Can you spot any seasonality, cyclicity and trend?

Time Series Seasonality Cyclicity Trend
us_employment_tp$Employed Yearly No Steady increase
aus_production$Bricks Yearly It looks like there is a long term cycle of ~5 years. It’s more evident after ~1978. Ascending to 1980, then descending
pelt$Hare No Yes, it approximates 10 years No
PBS_H02$Cost All but “General/Co-payments” have a clear annual period No Ascending
us_gasoline$Barrels Yes, yearly I can’t tell whether it’s noise or a cycle. It’s erratic, but always present. It cycles ~10/14 days Steady increase between (1990, 2007) and then it falls and rises again between (2007, 2017)

2.8.2

What do you learn about the series?

You learn the trends and tendencies of the past. I imagine this is the basis for predictions about the future. It’s going to be interesting to see it all come together. Specifically, we learn:

  • about the time series seasonality, cyclicity and trends,
  • the time interval of each series,
  • that autoplot() is a great starting place for exploring time series data,
  • that it can be difficult to distinguish between seasonality and cyclicity.

2.8.3

What can you say about the seasonal patterns?

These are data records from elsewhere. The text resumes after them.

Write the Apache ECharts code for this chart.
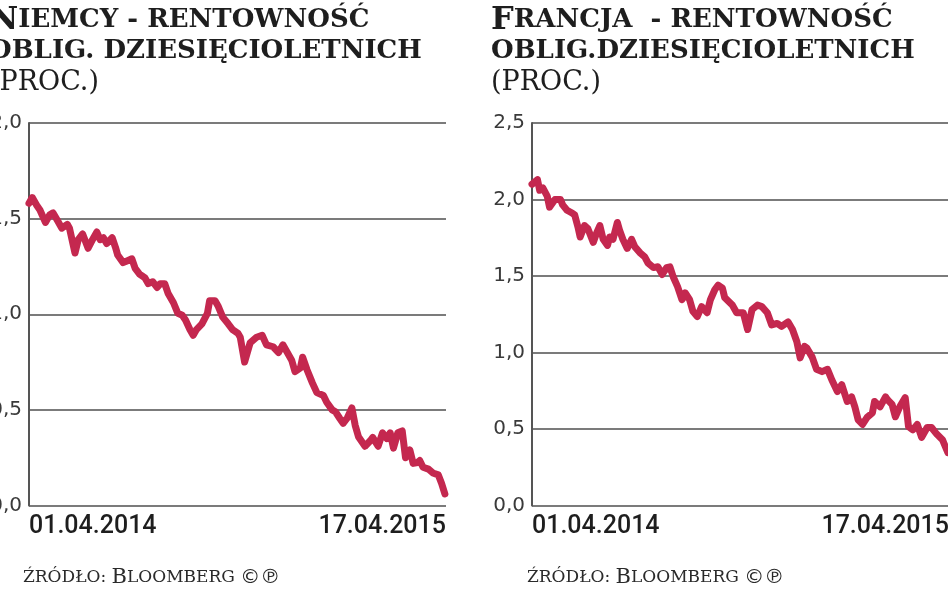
<!DOCTYPE html>
<html><head><meta charset="utf-8">
<script src="https://cdn.jsdelivr.net/npm/echarts@6/dist/echarts.min.js"></script>
<style>html,body{margin:0;padding:0;background:#fff}#c{width:948px;height:593px}</style>
</head><body><div id="c"></div>
<script>
// ---- data ----
const startLabel = '01.04.2014';
const endLabel = '17.04.2015';
const spanDays = 381; // days between the two dates

// Niemcy – days since 01.04.2014
const deDays = [0,3,7,10,15,19,22,26,30,35,
  37,42,45,49,54,58,62,65,68,71,
  76,79,81,86,90,94,97,101,106,109,
  113,117,120,124,127,132,136,140,143,147,
  150,153,158,163,165,170,173,177,182,186,
  191,193,197,202,208,213,217,223,228,232,
  236,240,243,248,250,254,259,263,269,272,
  277,280,284,287,291,295,298,301,307,312,
  314,319,323,327,330,333,337,341,344,348,
  351,355,357,360,365,369,374,377,380];
const deYield = [1.58,1.61,1.57,1.545,1.48,1.52,1.53,1.49,1.45,1.47,
  1.45,1.32,1.39,1.42,1.345,1.39,1.43,1.39,1.40,1.37,
  1.40,1.35,1.31,1.27,1.28,1.29,1.24,1.21,1.19,1.16,
  1.17,1.14,1.16,1.16,1.11,1.06,1.005,0.995,0.97,0.92,
  0.89,0.92,0.95,1.005,1.07,1.07,1.04,0.985,0.95,0.92,
  0.90,0.88,0.75,0.85,0.88,0.89,0.84,0.83,0.80,0.84,
  0.80,0.76,0.70,0.72,0.775,0.71,0.64,0.59,0.575,0.54,
  0.50,0.49,0.455,0.43,0.46,0.51,0.42,0.36,0.31,0.34,
  0.356,0.31,0.38,0.35,0.38,0.30,0.38,0.39,0.25,0.29,
  0.22,0.225,0.235,0.20,0.19,0.17,0.16,0.115,0.06];

// Francja – days since 01.04.2014
const frDays = [0,5,7,10,14,16,21,26,28,32,
  37,39,42,44,48,51,56,59,62,65,
  69,71,74,78,80,83,87,91,94,99,
  103,106,111,115,119,123,126,129,133,137,
  140,144,147,151,155,160,163,167,170,174,
  176,183,187,193,197,201,206,210,215,219,
  224,228,234,238,242,245,249,251,256,260,
  265,270,274,279,283,288,292,295,298,302,
  306,311,313,318,323,325,329,332,336,341,
  344,348,352,356,361,365,370,375,380];
const frYield = [2.10,2.13,2.06,2.075,2.02,1.95,2.00,2.00,1.965,1.93,
  1.91,1.90,1.82,1.755,1.83,1.81,1.72,1.78,1.83,1.74,
  1.70,1.755,1.74,1.85,1.80,1.74,1.68,1.74,1.69,1.65,
  1.625,1.585,1.555,1.56,1.51,1.555,1.56,1.495,1.43,1.345,
  1.39,1.345,1.27,1.235,1.30,1.26,1.345,1.41,1.44,1.42,
  1.36,1.31,1.26,1.26,1.15,1.28,1.31,1.30,1.26,1.18,
  1.19,1.17,1.20,1.15,1.07,0.965,1.04,1.03,0.97,0.89,
  0.875,0.89,0.82,0.745,0.79,0.68,0.71,0.645,0.56,0.53,
  0.575,0.605,0.68,0.645,0.71,0.69,0.66,0.58,0.645,0.705,
  0.515,0.495,0.53,0.445,0.51,0.51,0.465,0.43,0.345];

const deMax = 2.0, frMax = 2.5, yStep = 0.5;

const titleDe = ['N', 'IEMCY - RENTOWNOŚĆ', 'OBLIG. DZIESIĘCIOLETNICH', '(PROC.)'];
const titleFr = ['F', 'RANCJA  - RENTOWNOŚĆ', 'OBLIG.DZIESIĘCIOLETNICH', '(PROC.)'];
const sourceText = ['ŹRÓDŁO: ', 'B', 'LOOMBERG ', '©℗'];

// ---- chart ----
const lineColor = '#c4284f';
const gridColor = '#4f4f4f';
const serif = 'DejaVu Serif';

const richTitle = {
  cap: {fontFamily: serif, fontWeight: 'bold', fontSize: 32, color: '#1e1e1e', lineHeight: 31},
  sc:  {fontFamily: serif, fontWeight: 'bold', fontSize: 26, color: '#1e1e1e', lineHeight: 31},
  reg: {fontFamily: serif, fontWeight: 'normal', fontSize: 27, color: '#1e1e1e', lineHeight: 31}
};
const richSrc = {
  sc: {fontFamily: serif, fontWeight: 'normal', fontSize: 17, color: '#2a2a2a', lineHeight: 21},
  bc: {fontFamily: serif, fontWeight: 'normal', fontSize: 21, color: '#2a2a2a', lineHeight: 21},
  sym: {fontFamily: 'DejaVu Sans', fontWeight: 'normal', fontSize: 20, color: '#2a2a2a', lineHeight: 21}
};
function titleText(t){ return '{cap|' + t[0] + '}{sc|' + t[1] + '}\n{sc|' + t[2] + '}\n{reg|' + t[3] + '}'; }
function srcText(s){ return '{sc|' + s[0] + '}{bc|' + s[1] + '}{sc|' + s[2] + '}{sym|' + s[3] + '}'; }

function yAxisCfg(gi, max){
  return {type: 'value', gridIndex: gi, min: 0, max: max, interval: yStep,
    axisLine: {show: true, lineStyle: {color: '#555', width: 2}},
    axisTick: {show: false},
    splitLine: {lineStyle: {color: gridColor, width: 1.6}},
    axisLabel: {margin: 7, color: '#3a3a3a', fontFamily: 'DejaVu Sans', fontSize: 20,
      formatter: v => v.toFixed(1).replace('.', ',')}};
}
function xAxisCfg(gi){
  return {type: 'value', gridIndex: gi, min: 0, max: spanDays, interval: spanDays,
    axisLine: {show: false}, axisTick: {show: false}, splitLine: {show: false},
    axisLabel: {margin: 9, color: '#1e1e1e', fontFamily: 'Roboto', fontWeight: 500, fontSize: 25,
      showMinLabel: true, showMaxLabel: true, hideOverlap: false,
      alignMinLabel: 'left', alignMaxLabel: 'right',
      formatter: v => (v === 0 ? startLabel : endLabel)}};
}
function seriesCfg(gi, days, vals){
  return {type: 'line', xAxisIndex: gi, yAxisIndex: gi, showSymbol: false, silent: true,
    data: days.map((d, i) => [d, vals[i]]),
    lineStyle: {color: lineColor, width: 7, join: 'round', cap: 'round'}};
}

const chart = echarts.init(document.getElementById('c'), null, {renderer: 'canvas'});
chart.setOption({
  backgroundColor: '#fff',
  animation: false,
  title: [
    {left: -11, top: 5, padding: 0, text: titleText(titleDe), textStyle: {rich: richTitle}},
    {left: 491, top: 5, padding: 0, text: titleText(titleFr), textStyle: {rich: richTitle}},
    {left: 23, top: 567, padding: 0, text: srcText(sourceText), textStyle: {fontWeight: 'normal', rich: richSrc}},
    {left: 527, top: 567, padding: 0, text: srcText(sourceText), textStyle: {fontWeight: 'normal', rich: richSrc}}
  ],
  grid: [
    {left: 29, top: 123, width: 417, bottom: 87.5, containLabel: false, outerBoundsMode: 'none'},
    {left: 532, top: 123, width: 417, bottom: 87.5, containLabel: false, outerBoundsMode: 'none'}
  ],
  xAxis: [xAxisCfg(0), xAxisCfg(1)],
  yAxis: [yAxisCfg(0, deMax), yAxisCfg(1, frMax)],
  series: [seriesCfg(0, deDays, deYield), seriesCfg(1, frDays, frYield)]
});
</script></body></html>
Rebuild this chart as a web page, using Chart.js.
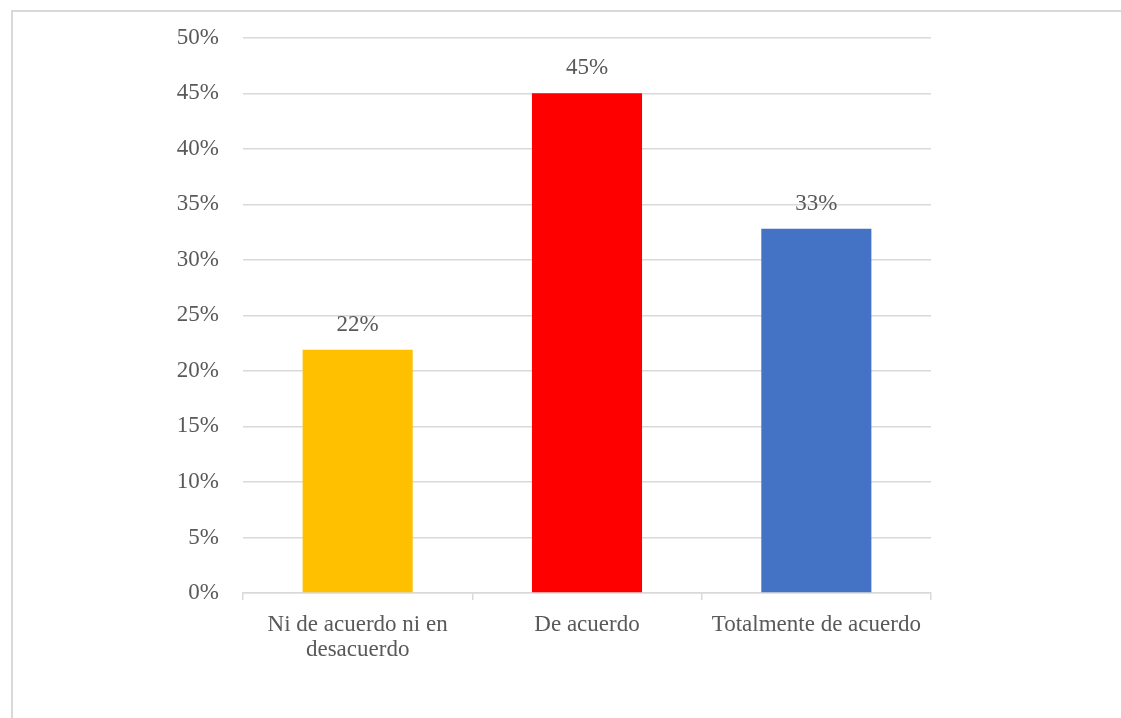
<!DOCTYPE html>
<html lang="es">
  <head>
    <meta charset="UTF-8" />
    <script src="https://cdn.jsdelivr.net/npm/chart.js"></script>
    <style>
      html, body { margin: 0; padding: 0; background: #fff; overflow: hidden; }
      #frame {
        position: absolute; left: 11px; top: 10px; width: 1200px; height: 800px;
        border-left: 2px solid #d9d9d9; border-top: 2px solid #d9d9d9;
        pointer-events: none;
      }
      canvas { position: absolute; left: 0; top: 0; }
    </style>
  </head>
  <body>
    <canvas id="grafico" width="1121" height="718"></canvas>
    <div id="frame"></div>

    <script>
      // datos del gráfico
      const categorias = [["Ni de acuerdo ni en", "desacuerdo"], "De acuerdo", "Totalmente de acuerdo"];
      const porcentajes = [21.9, 45, 32.8];
      const colores = ["#FFC000", "#FF0000", "#4472C4"];

      const fuente = { family: "'Liberation Serif', 'Times New Roman', serif", size: 23 };
      const gris = "#595959";

      // etiquetas encima de cada barra
      const etiquetas = {
        id: "etiquetas",
        afterDatasetsDraw(chart) {
          const ctx = chart.ctx;
          const meta = chart.getDatasetMeta(0);
          ctx.save();
          ctx.font = fuente.size + "px " + fuente.family;
          ctx.fillStyle = gris;
          ctx.textAlign = "center";
          ctx.textBaseline = "middle";
          meta.data.forEach((bar, i) => {
            ctx.fillText(Math.round(porcentajes[i]) + "%", bar.x, bar.y - 25);
          });
          ctx.restore();
        },
      };

      new Chart(document.getElementById("grafico"), {
        type: "bar",
        data: {
          labels: categorias,
          datasets: [
            {
              data: porcentajes,
              backgroundColor: colores,
              barPercentage: 0.48,
              categoryPercentage: 1,
            },
          ],
        },
        options: {
          responsive: false,
          animation: false,
          layout: { padding: { left: 0, top: 37, right: 190, bottom: 0 } },
          plugins: { legend: { display: false }, tooltip: { enabled: false } },
          scales: {
            x: {
              grid: { drawOnChartArea: false, drawTicks: true, tickLength: 7, color: "#d9d9d9", lineWidth: 1.5 },
              border: { color: "#d9d9d9", width: 1.5 },
              ticks: { color: gris, font: { ...fuente, lineHeight: 1.1 }, padding: 12, maxRotation: 0 },
              afterFit(scale) { scale.height = 125; },
            },
            y: {
              min: 0,
              max: 50,
              grid: { color: "#d9d9d9", lineWidth: 1.5, drawTicks: false },
              border: { display: false },
              ticks: {
                stepSize: 5,
                color: gris,
                font: fuente,
                padding: 24,
                callback: (v) => v + "%",
              },
              afterFit(scale) { scale.width = 243; },
            },
          },
        },
        plugins: [etiquetas],
      });
    </script>
  </body>
</html>
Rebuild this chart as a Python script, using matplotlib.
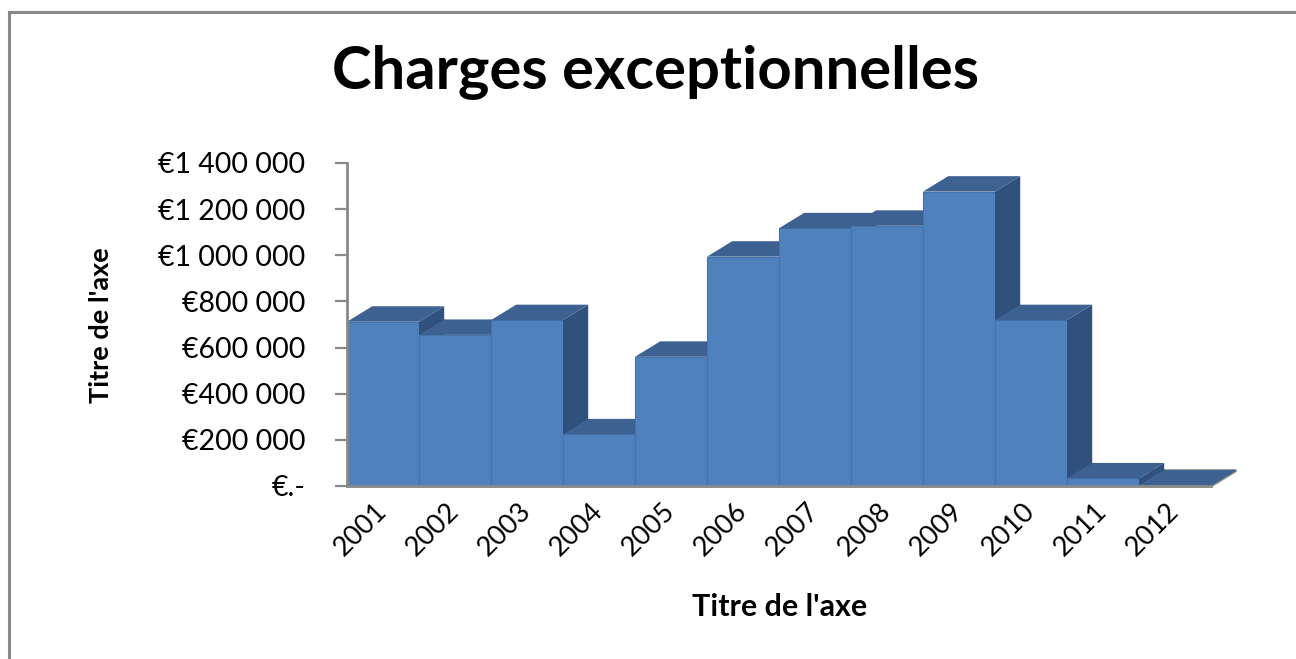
import matplotlib.pyplot as plt
from matplotlib.patches import Polygon
from matplotlib.lines import Line2D

# data
years = ['2001', '2002', '2003', '2004', '2005', '2006',
         '2007', '2008', '2009', '2010', '2011', '2012']
charges = [712000, 655000, 719000, 224000, 560000, 994000,
           1117000, 1128000, 1276000, 719000, 33000, 2000]
yticks = [0, 200000, 400000, 600000, 800000, 1000000, 1200000, 1400000]
ytick_labels = ['€.-', '€200 000', '€400 000', '€600 000', '€800 000',
                '€1 000 000', '€1 200 000', '€1 400 000']

plt.rcParams['font.family'] = ['Lato', 'DejaVu Sans']

W, H = 1296, 659
fig = plt.figure(figsize=(W / 100, H / 100), dpi=100)
ax = fig.add_axes([347 / W, (H - 486) / H, 864 / W, 323 / H])

front_c = '#4F81BD'
top_c = '#3D6291'
side_c = '#30507D'
grey = '#898989'

# fake 3d depth, in data units
dx = 0.35
dy = 67000

ax.set_xlim(-0.5, len(years) - 0.5)
ax.set_ylim(0, 1400000)

# floor plate
n = len(years)
floor = Polygon([(-0.5, 0), (n - 0.5, 0), (n - 0.5 + dx, dy), (-0.5 + dx, dy)],
                closed=True, facecolor='none', edgecolor=grey, lw=2,
                clip_on=False, zorder=1)
ax.add_patch(floor)

for i, v in enumerate(charges):
    z = 2 + i
    x0, x1 = i - 0.5, i + 0.5
    ax.add_patch(Polygon([(x0, 0), (x1, 0), (x1, v), (x0, v)], closed=True,
                         facecolor=front_c, edgecolor='#4574AC', lw=0.8,
                         clip_on=False, zorder=z))
    ax.add_patch(Polygon([(x0, v), (x1, v), (x1 + dx, v + dy), (x0 + dx, v + dy)],
                         closed=True, facecolor=top_c, edgecolor='none',
                         clip_on=False, zorder=z))
    ax.add_patch(Polygon([(x1, 0), (x1 + dx, dy), (x1 + dx, v + dy), (x1, v)],
                         closed=True, facecolor=side_c, edgecolor='none',
                         clip_on=False, zorder=z))

ax.set_yticks(yticks)
ax.set_yticklabels(ytick_labels, fontsize=20.5)
ax.set_xticks(range(n))
ax.set_xticklabels(years, fontsize=19.5, rotation=45, ha='right', va='center',
                   rotation_mode='anchor')
ax.tick_params(axis='y', direction='out', length=9, width=1.6, color=grey, pad=21)
ax.tick_params(axis='x', length=0, pad=15)

for s in ['top', 'right']:
    ax.spines[s].set_visible(False)
ax.spines['left'].set_color(grey)
ax.spines['left'].set_linewidth(2)
ax.spines['bottom'].set_color(grey)
ax.spines['bottom'].set_linewidth(2)
ax.spines['bottom'].set_zorder(50)

fig.text(655 / W, 1 - 72 / H, 'Charges exceptionnelles', fontsize=43,
         fontweight='bold', ha='center', va='center')
fig.text(780 / W, 1 - 607 / H, "Titre de l'axe", fontsize=22,
         fontweight='bold', ha='center', va='center')
fig.text(101 / W, 1 - 325 / H, "Titre de l'axe", fontsize=19.5,
         fontweight='bold', ha='center', va='center', rotation=90)

# outer chart frame (only top and left edges are in view)
fig.add_artist(Line2D([8.5 / W, 8.5 / W], [0, 1 - 11.5 / H],
                      transform=fig.transFigure, color=grey, lw=2.2))
fig.add_artist(Line2D([8.5 / W, 1], [1 - 11.5 / H, 1 - 11.5 / H],
                      transform=fig.transFigure, color=grey, lw=2.2))

fig.savefig('out.png', dpi=100)
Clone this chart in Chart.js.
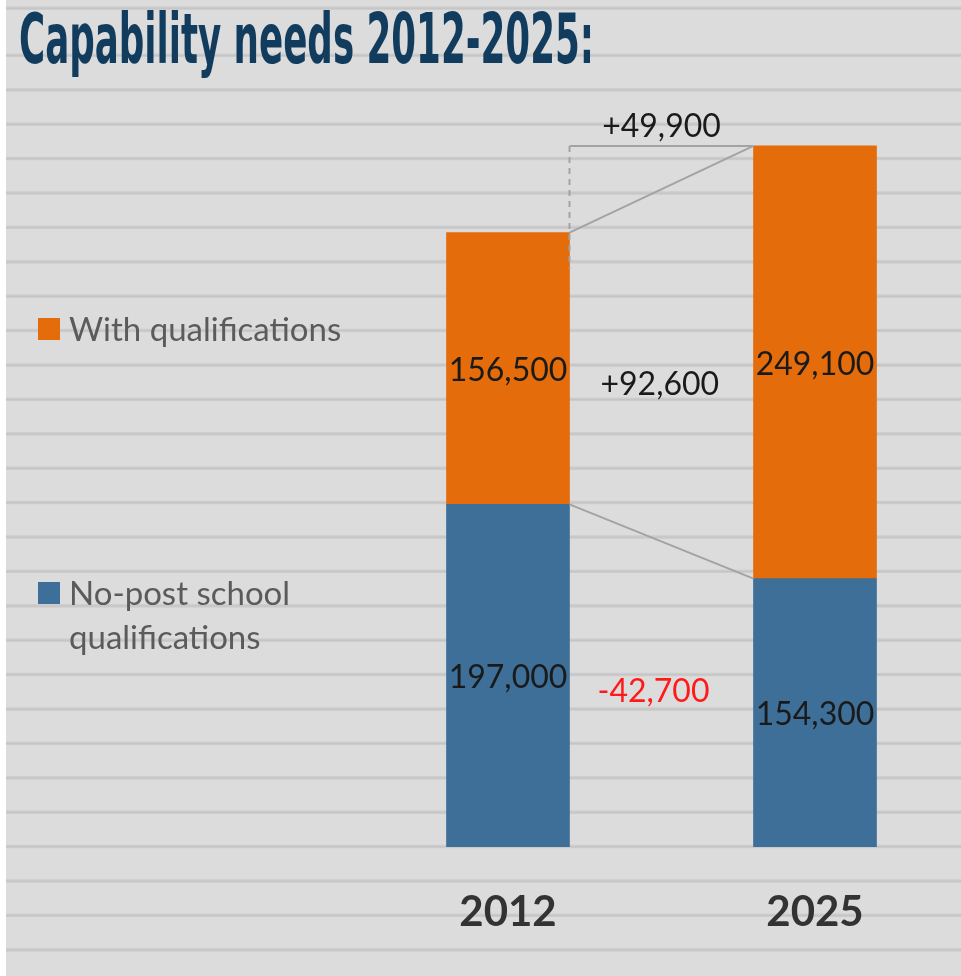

us_employment_tp$Employed: The seasonal pattern is subtle and a little elusive. It’s clear to see in the autoplot() but difficult to discern in the gg_season() plot. What can be said about this pattern? I could imagine a few reasons for this pattern:

  • Summer and Fall are busy seasons for many industries such as farming.
  • The holiday season is a busy time for many industries.
  • Election season could account for job creation.

aus_production$Bricks: The seasonal pattern is clear and consistent. It looks like the brick industry in Australia peaks in the 3rd quarter. I can only come up with one reason for this pattern, and that is the weather is nice in the 3rd quarter, so it’s a good time to build.

pelt$Hare: There is no seasonal pattern. The number of hares traded each year is erratic.

PBS_H02$Cost: The seasonal pattern is clear and consistent, though its pattern varies depending on the Type. Speaking of which, I was having trouble understanding how autoplot knew about the Type, but I see that it is part of the key of PBS_H02. Breaking it down by Type:

  • Concessional/Co-payments: It looks like the number of concessional co-payments peaks in the 2nd quarter.
  • Concessional/Safety net: The number of concessional safety net co-payments dips quickly in the 1st quarter and bottoms out in the 2nd quarter. It then climbs back over the 3rd and 4th quarter.
  • General/Co-payments: It looks like noise. I can’t make sense of the pattern.
  • General/Safety net: Almost identical to Concessional/Safety net.

I wonder if the inverted patterns have to do with balancing budgets.

2.8.4

Can you identify any unusual years?

Yes:

  • ~2010 is an unusual year for the employment industry in the US. It looks like there was a significant drop in employment. I suspect the 2008 financial crisis might have something to do with this.
  • ~1982 is an unusual year for the brick industry in Australia. Production plummets.
  • ~1862 and ~1885 are both unusual years for the pelt industry in Canada. The number of hares traded spike significanly during these years.